I kept putting off reading the final issues of Hellblazer. I didn't want it to be over – it was only 300 issues old.
The last few years of Hellblazer were surprisingly strong, certainly the best thing that Peter Milligan has done in the past few years, as Milligan's ageing working class dandy aesthetic found a suitable outlet in this cranky old character named John Constantine.
I've always had a deep fondness for John Constantine, ever since I first saw him mentioned in a Teen Titans comic, and the Hellblazer was a powerful gateway drug, taking me by the scruff of the neck and dragging me away from juvenile superhero comics and into a weird and wild world of adult comics.
I came to Hellblazer halfway through the Ennis run, and I was 19, and that was the perfect time for a bit of nihilistic magik fun, and I snapped up every issue of the comic I could find. There was no comic shop anywhere near me, so I would drive hundreds of kilometres to catch up on issues because I loved the weird twists, the sharp art and the gross horror. And I friggin' loved John Constantine.
The Trickster figure is always charming – that's always his best trick – but Constantine has always been a bit more than that. He's some relief from the ponderous worlds of demons and wizards, always ready to bring the arrogant down to size, always ready with a cheap line.
He came from a world of punk and low class, and that just made him more attractive as a character. He usually tried to do the right thing, and sometimes he was a right bloody coward, but he almost always won his games. He just always had to pay a high price.
I really do think John Constantine is the best corporate-owned fictional comic character created in the past 30 years – (oh shit, is it more than 30 years now?) - and that gave Hellblazer the strength to survive long enough to become DC's highest numbered title. It was only 300 issues old, but I guess that's still a lot of comics.

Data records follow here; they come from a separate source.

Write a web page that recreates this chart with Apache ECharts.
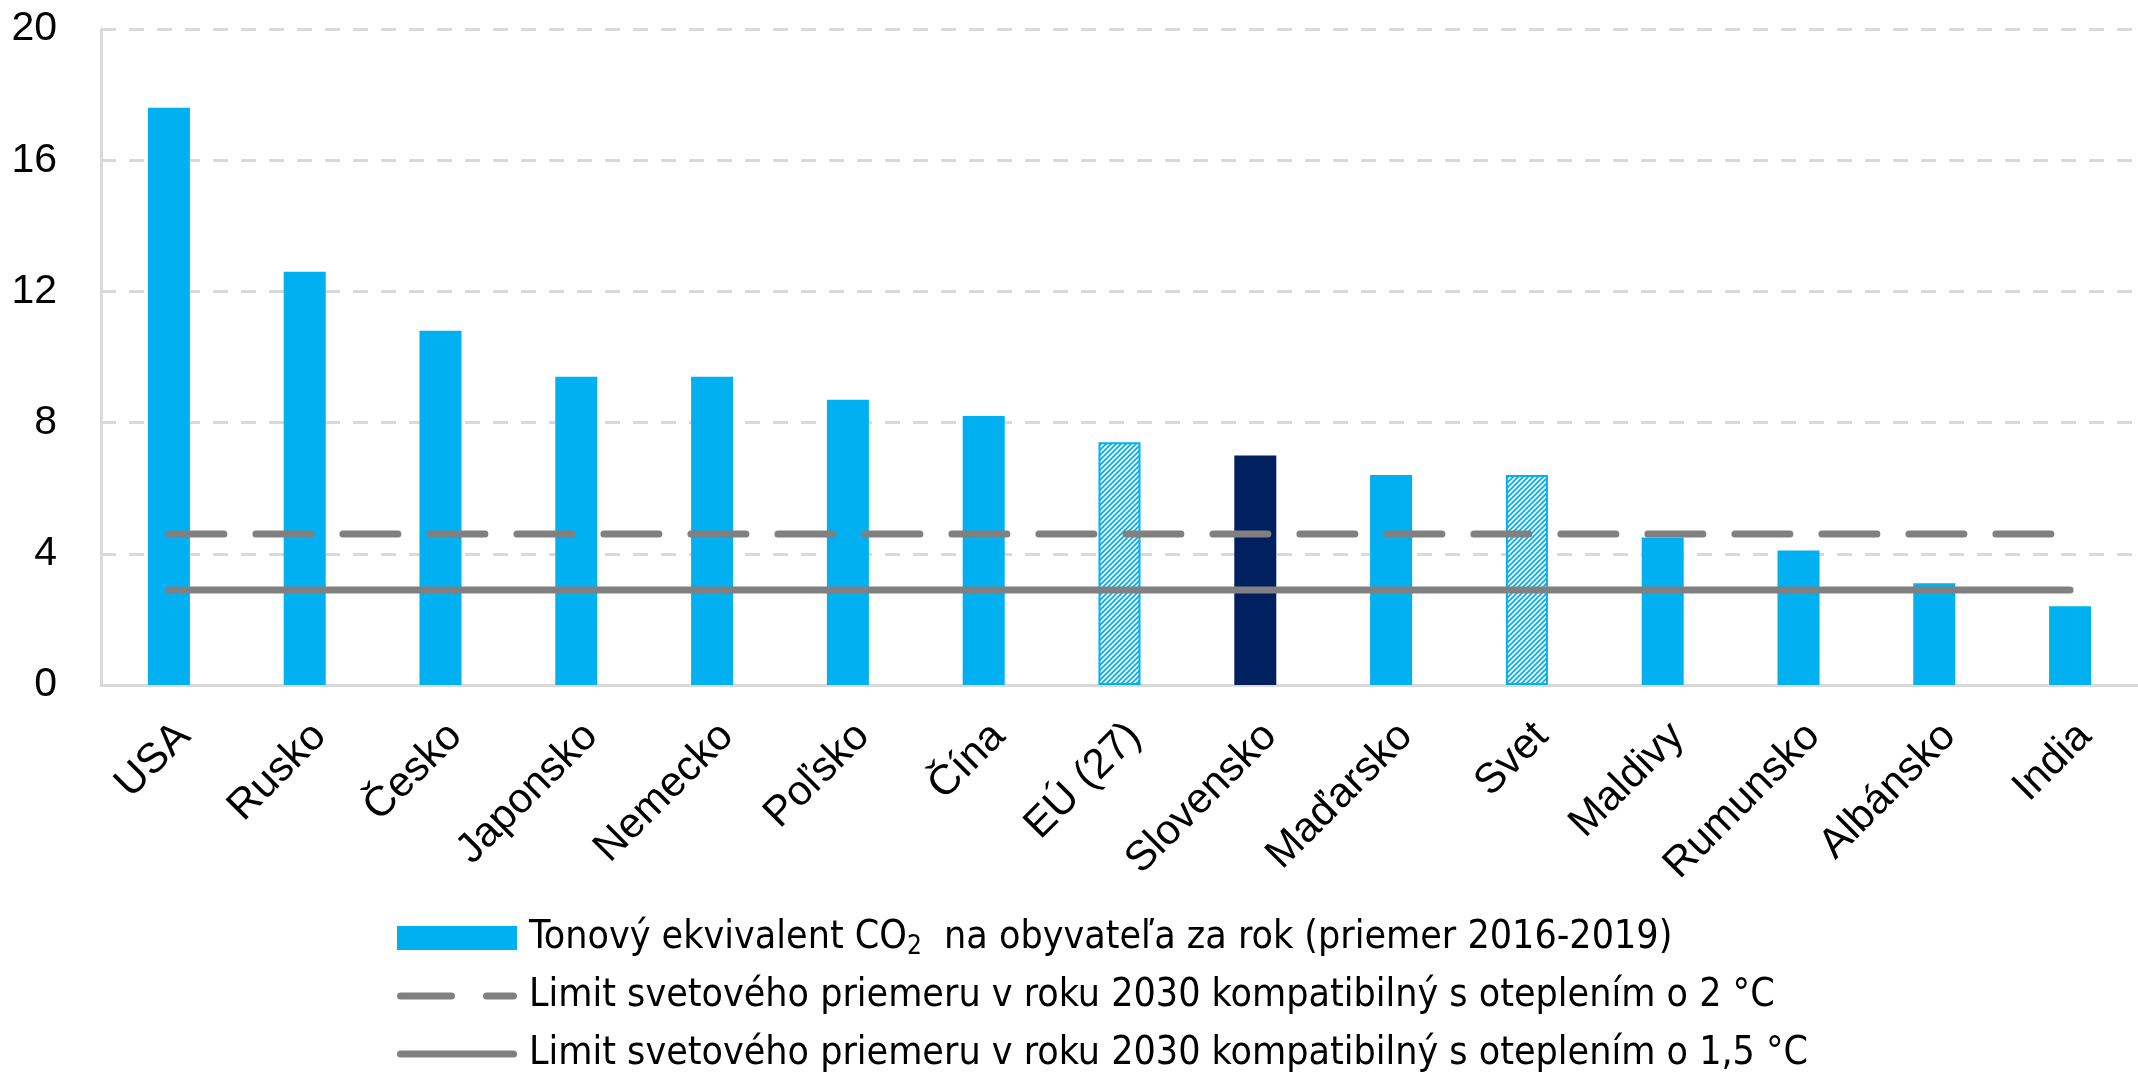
<!DOCTYPE html>
<html>
<head>
<meta charset="utf-8">
<script src="https://cdn.jsdelivr.net/npm/echarts@6/dist/echarts.min.js"></script>
<style>
    html, body { margin: 0; padding: 0; background: #fff; }
    #chart { width: 2138px; height: 1076px; }
</style>
</head>
<body>
<div id="chart"></div>
<script>
    // krajiny
    const categories = ['USA', 'Rusko', 'Česko', 'Japonsko', 'Nemecko', 'Poľsko', 'Čína', 'EÚ (27)',
        'Slovensko', 'Maďarsko', 'Svet', 'Maldivy', 'Rumunsko', 'Albánsko', 'India']
    // t CO2 ekv. na obyvatela (priemer 2016-2019)
    const co2 = [17.6, 12.6, 10.8, 9.4, 9.4, 8.7, 8.2, 7.4, 7.0, 6.4, 6.4, 4.5, 4.1, 3.1, 2.4]
    // limity 2030
    const limit2 = [4.6, 4.6, 4.6, 4.6, 4.6, 4.6, 4.6, 4.6, 4.6, 4.6, 4.6, 4.6, 4.6, 4.6, 4.6]
    const limit15 = [2.9, 2.9, 2.9, 2.9, 2.9, 2.9, 2.9, 2.9, 2.9, 2.9, 2.9, 2.9, 2.9, 2.9, 2.9]
    const yTicks = [0, 4, 8, 12, 16, 20]

    const names = [
        'Tonový ekvivalent CO{sub|2}  na obyvateľa za rok (priemer 2016-2019)',
        'Limit svetového priemeru v roku 2030 kompatibilný s oteplením o 2 °C',
        'Limit svetového priemeru v roku 2030 kompatibilný s oteplením o 1,5 °C'
    ]

    const blue = '#00b0f0'
    const navy = '#002060'
    const gray = '#808080'

    // ikony legendy pre ciary (zaoblene konce)
    const dashIcon = 'path://M3.5,0H54.5A3.5,3.5,0,0,1,54.5,7H3.5A3.5,3.5,0,0,1,3.5,0Z' +
        'M89.5,0H116.5A3.5,3.5,0,0,1,116.5,7H89.5A3.5,3.5,0,0,1,89.5,0Z'
    const lineIcon = 'path://M3.5,0H116.5A3.5,3.5,0,0,1,116.5,7H3.5A3.5,3.5,0,0,1,3.5,0Z'

    // srafovanie pre EU a Svet
    function hatch() {
        let s = 5
        let c = document.createElement('canvas')
        c.width = s
        c.height = s
        let ctx = c.getContext('2d')
        ctx.fillStyle = '#fff'
        ctx.fillRect(0, 0, s, s)
        ctx.strokeStyle = blue
        ctx.lineWidth = 1.8
        ctx.beginPath()
        ctx.moveTo(-1, s + 1); ctx.lineTo(s + 1, -1)
        ctx.moveTo(-1, 1); ctx.lineTo(1, -1)
        ctx.moveTo(s - 1, s + 1); ctx.lineTo(s + 1, s - 1)
        ctx.stroke()
        return c
    }
    const pattern = { image: hatch(), repeat: 'repeat' }

    const barData = co2.map((v, i) => {
        let name = categories[i]
        if (name === 'Slovensko') return { value: v, itemStyle: { color: navy } }
        if (name === 'EÚ (27)' || name === 'Svet') {
            return { value: v, itemStyle: { color: pattern, borderColor: blue, borderWidth: 2 } }
        }
        return v
    })

    const font = "'Liberation Sans', Arial, sans-serif"

    const option = {
        animation: false,
        grid: { left: 101, top: 29, width: 2040, height: 656 },
        legend: {
            orient: 'vertical',
            left: 397,
            top: 916,
            padding: 0,
            itemWidth: 120,
            itemHeight: 24,
            itemGap: 14,
            itemStyle: { borderWidth: 0 },
            data: [
                { name: names[0], icon: 'rect' },
                { name: names[1], icon: dashIcon },
                { name: names[2], icon: lineIcon }
            ],
            textStyle: {
                fontFamily: "'DejaVu Sans Condensed', 'Liberation Sans', sans-serif",
                fontSize: 39,
                lineHeight: 44,
                padding: [0, 0, 0, 7],
                color: '#000',
                rich: {
                    sub: { fontSize: 26, lineHeight: 16, verticalAlign: 'bottom' }
                }
            }
        },
        xAxis: {
            type: 'category',
            data: categories,
            axisLine: { lineStyle: { color: '#d9d9d9', width: 3 } },
            axisTick: { show: false },
            axisLabel: {
                rotate: 45,
                margin: 30,
                interval: 0,
                verticalAlign: 'top',
                fontFamily: font,
                fontSize: 42,
                color: '#000'
            }
        },
        yAxis: {
            type: 'value',
            min: yTicks[0],
            max: yTicks[yTicks.length - 1],
            interval: 4,
            axisLine: { show: true, lineStyle: { color: '#d9d9d9', width: 3 } },
            axisTick: { show: false },
            splitLine: { lineStyle: { color: '#d9d9d9', width: 3, type: [15, 13] } },
            axisLabel: {
                margin: 44,
                fontFamily: font,
                fontSize: 41,
                color: '#000'
            }
        },
        series: [
            {
                name: names[0],
                type: 'bar',
                barWidth: 42,
                itemStyle: { color: blue },
                data: barData,
                z: 2
            },
            {
                name: names[1],
                type: 'line',
                symbol: 'none',
                data: limit2,
                lineStyle: { color: gray, width: 7, type: [55, 32], cap: 'round' },
                itemStyle: { color: gray, borderWidth: 0 },
                z: 3
            },
            {
                name: names[2],
                type: 'line',
                symbol: 'none',
                data: limit15,
                lineStyle: { color: gray, width: 7, cap: 'round' },
                itemStyle: { color: gray, borderWidth: 0 },
                z: 3
            }
        ]
    }

    echarts.init(document.getElementById('chart')).setOption(option)
</script>
</body>
</html>
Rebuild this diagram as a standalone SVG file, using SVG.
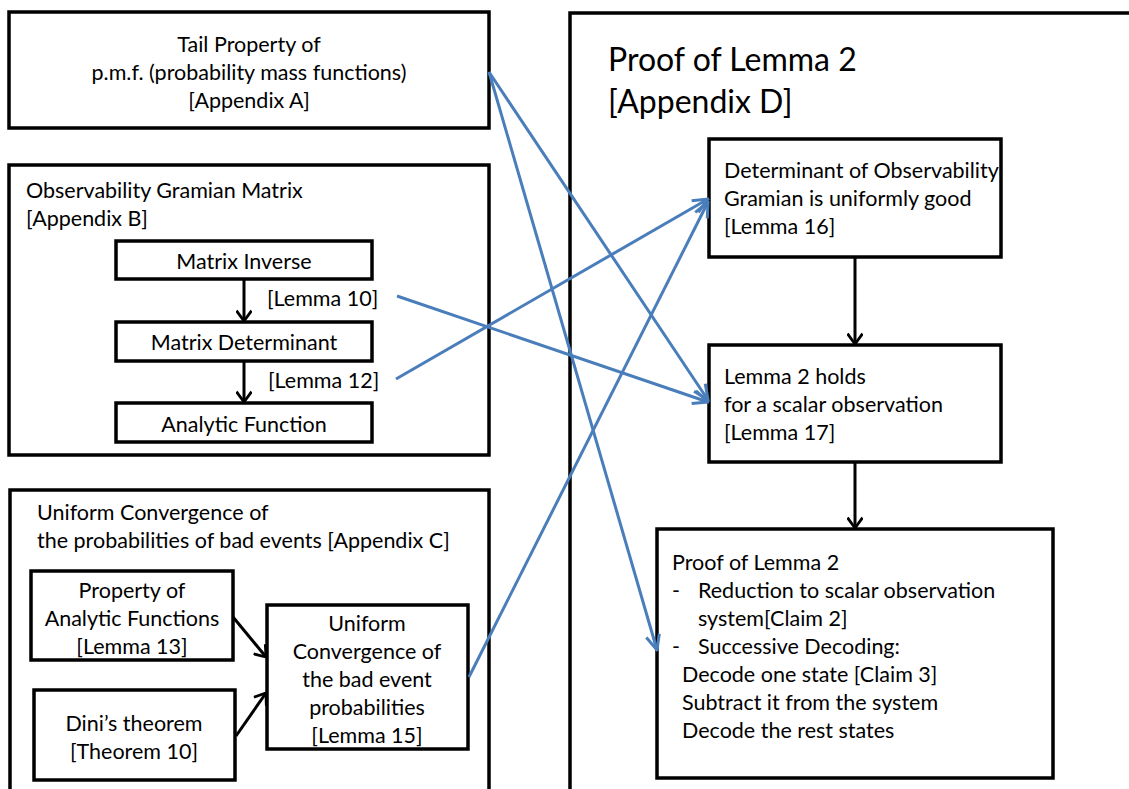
<svg xmlns="http://www.w3.org/2000/svg" width="1129" height="789" viewBox="0 0 1129 789">
<style>
text{font-family:Lato,"Liberation Sans",sans-serif;font-size:21.5px;fill:#000}
.c{text-anchor:middle}
.big{font-size:32px}
.box{fill:#fff;stroke:#000;stroke-width:3.5}
.blk{stroke:#000;stroke-width:3;fill:none}
.blu{stroke:#4a7ebb;stroke-width:3;fill:none}
</style>
<defs>
<marker id="ab" viewBox="0 0 12 12" refX="10.5" refY="6" markerWidth="5.5" markerHeight="5.5" markerUnits="strokeWidth" orient="auto">
<path d="M3,0.5 L10.5,6 L3,11.5" fill="none" stroke="#000" stroke-width="2"/>
</marker>
<marker id="au" viewBox="0 0 12 12" refX="11" refY="6" markerWidth="6" markerHeight="6" markerUnits="strokeWidth" orient="auto">
<path d="M1,1.5 L11,6 L1,10.5" fill="none" stroke="#4a7ebb" stroke-width="2"/>
</marker>
</defs>
<rect width="1129" height="789" fill="#fff"/>

<g id="panelD">
<rect class="box" x="570" y="13" width="600" height="800"/>
<text class="big" x="608" y="71">Proof of Lemma 2</text>
<text class="big" x="608" y="113">[Appendix D]</text>
</g>

<g id="appA">
<rect class="box" x="9" y="12" width="480" height="116"/>
<text class="c" x="249" y="52">Tail Property of</text>
<text class="c" x="249" y="80">p.m.f. (probability mass functions)</text>
<text class="c" x="249" y="108">[Appendix A]</text>
</g>

<g id="appB">
<rect class="box" x="9" y="165" width="480" height="290"/>
<text x="26" y="198">Observability Gramian Matrix</text>
<text x="26" y="226">[Appendix B]</text>
</g>
<g id="matInv">
<rect class="box" x="116" y="241" width="256" height="38"/>
<text class="c" x="244" y="269">Matrix Inverse</text>
</g>
<g id="matDet">
<rect class="box" x="116" y="322" width="256" height="39"/>
<text class="c" x="244" y="350">Matrix Determinant</text>
</g>
<g id="anaFun">
<rect class="box" x="116" y="403" width="256" height="39"/>
<text class="c" x="244" y="432">Analytic Function</text>
</g>

<g id="appC">
<rect class="box" x="10" y="490" width="479" height="330"/>
<text x="37" y="520">Uniform Convergence of</text>
<text x="37" y="548">the probabilities of bad events [Appendix C]</text>
</g>
<g id="propAna">
<rect class="box" x="31" y="571" width="202" height="89"/>
<text class="c" x="132" y="598">Property of</text>
<text class="c" x="132" y="626">Analytic Functions</text>
<text class="c" x="132" y="654">[Lemma 13]</text>
</g>
<g id="dini">
<rect class="box" x="34" y="690" width="201" height="90"/>
<text class="c" x="134" y="731">Dini’s theorem</text>
<text class="c" x="134" y="759">[Theorem 10]</text>
</g>
<g id="uniConv">
<rect class="box" x="267" y="605" width="201" height="144"/>
<text class="c" x="367" y="631">Uniform</text>
<text class="c" x="367" y="659">Convergence of</text>
<text class="c" x="367" y="687">the bad event</text>
<text class="c" x="367" y="715">probabilities</text>
<text class="c" x="367" y="743">[Lemma 15]</text>
</g>

<g id="detObs">
<rect class="box" x="709" y="139" width="292" height="118"/>
<text x="724" y="178">Determinant of Observability</text>
<text x="724" y="206">Gramian is uniformly good</text>
<text x="724" y="234">[Lemma 16]</text>
</g>
<g id="lem17">
<rect class="box" x="709" y="345" width="292" height="117"/>
<text x="724" y="384">Lemma 2 holds</text>
<text x="724" y="412">for a scalar observation</text>
<text x="724" y="440">[Lemma 17]</text>
</g>
<g id="proof">
<rect class="box" x="657" y="529" width="396" height="249"/>
<text x="672" y="570">Proof of Lemma 2</text>
<text x="672" y="598">-</text>
<text x="698" y="598">Reduction to scalar observation</text>
<text x="698" y="626">system[Claim 2]</text>
<text x="672" y="654">-</text>
<text x="698" y="654">Successive Decoding:</text>
<text x="682" y="682">Decode one state [Claim 3]</text>
<text x="682" y="710">Subtract it from the system</text>
<text x="682" y="738">Decode the rest states</text>
</g>

<g id="connectors">
<line class="blk" x1="244" y1="279" x2="244" y2="321" marker-end="url(#ab)"/>
<line class="blk" x1="244" y1="361" x2="244" y2="402" marker-end="url(#ab)"/>
<text x="267" y="306">[Lemma 10]</text>
<text x="268" y="388">[Lemma 12]</text>
<line class="blk" x1="233" y1="617" x2="266" y2="657" marker-end="url(#ab)"/>
<line class="blk" x1="236" y1="736" x2="266" y2="693" marker-end="url(#ab)"/>
<line class="blk" x1="855" y1="257" x2="855" y2="344" marker-end="url(#ab)"/>
<line class="blk" x1="855" y1="462" x2="855" y2="528" marker-end="url(#ab)"/>
<line class="blu" x1="489" y1="72" x2="708" y2="400" marker-end="url(#au)"/>
<line class="blu" x1="489" y1="72" x2="657" y2="650" marker-end="url(#au)"/>
<line class="blu" x1="397" y1="296" x2="708" y2="402" marker-end="url(#au)"/>
<line class="blu" x1="396" y1="379" x2="708" y2="199" marker-end="url(#au)"/>
<line class="blu" x1="469" y1="677" x2="708" y2="202" marker-end="url(#au)"/>
</g>
</svg>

I drifted in and out of Hellblazer here and there over the past two decades, and I really didn't like some runs – Carey's stuff never really connects with me; and loved some others – Ellis' few issues were perfect blend of author and character, until he found that a book that should be able to do anything actually had some limitations after all.
Milligan wrote the comic for the last few years of the title, and with the capable help of artists like Giuseppe Camuncoli and The Biz, put a bit more fire in the belly of this late middle-aged character. The world might be getting younger, but Constantine was still cool.
The reinvigoration of the character got a bit bloody blatant when Constantine married a far, far younger woman, but Epiphany was a joy, happily revelling in the cliché of the younger woman with the much older man, and she was never a dull damsel in distress – she could take care of herself, and stand up to her husband's worst tenancies.
It was still razor sharp stuff, right up to the final issues, and it wasn't that much of a surprise when it was announced that it was coming to an end. It was a shame, but no shock.
It ended on a curiously tired note, with Constantine giving in to fatalism. He's still so sharp he can see his own cancellation coming, and there is nothing to be done. In the story, he can't ignore all the signs that he is going to die – for real this time - and he barely puts any effort into cheating his way out of this one. Beating the devil is easy enough, but nobody in his universe can beat the Time-Warner accounting department.
I also found it curiously melancholic, because this was the last link to a long-gone continuity - this is the same character who was bombing around with Swamp Thing in the 1980s, and while he has had little to do with superfolk for decades, this just means that Constantine avoided all the reality reboots that have twisted the DC Universe into something barely recognisable.
But all that's over now. Constantine is back in the 'proper' DC Universe, doing his thing with the usual cynical smirk.
And they're just awful comics, bereft of imagination and style. I still like John Constantine, but now that he's been roped back into the endless cycle of fight-death-rebirth-fight that is the modern DC Universe, I can't read his comics at all.
The ironic thing is that like the recent revamp of Lobo, the new version of Constantine is actually more like the original version of the character - John started out messing around with super conflicts, which is how he ended up in Teen Titans comics - but like the new Lobo, it ignores the fact that this is a surprisingly versitile character because it's broken out of that original template.
Even this could be all right if the Constantine comics now being published weren't as bland as any of DC's regular titles. The same scratchy detailing as every other comic, the same bright, boring colour scheme.
And the same lack of imagination, as Constatine throws around verbal curses and shots energy beams from his fingers.There is nothing new or exciting here. He's just wearing new gloves.
I finally read the last few issues of Milligan's run this week. I really didn't want it to be over, but all things must pass.
There is a nice joke, in that it could be interpreted that Constantine's final trick in the final pages of the final issues mean his newly-revealed nephew is going to inherit the name and continuity, that Constantine has defeated cancellation by taking himself out of the story altogether, leaving the young pretender in his place.
But that's stretching things, and even if it's true, it's a grim joke, because the new version is just a pale imitation. I can let Hellblazer go, and it's proving terribly easy to let Constantine go as well.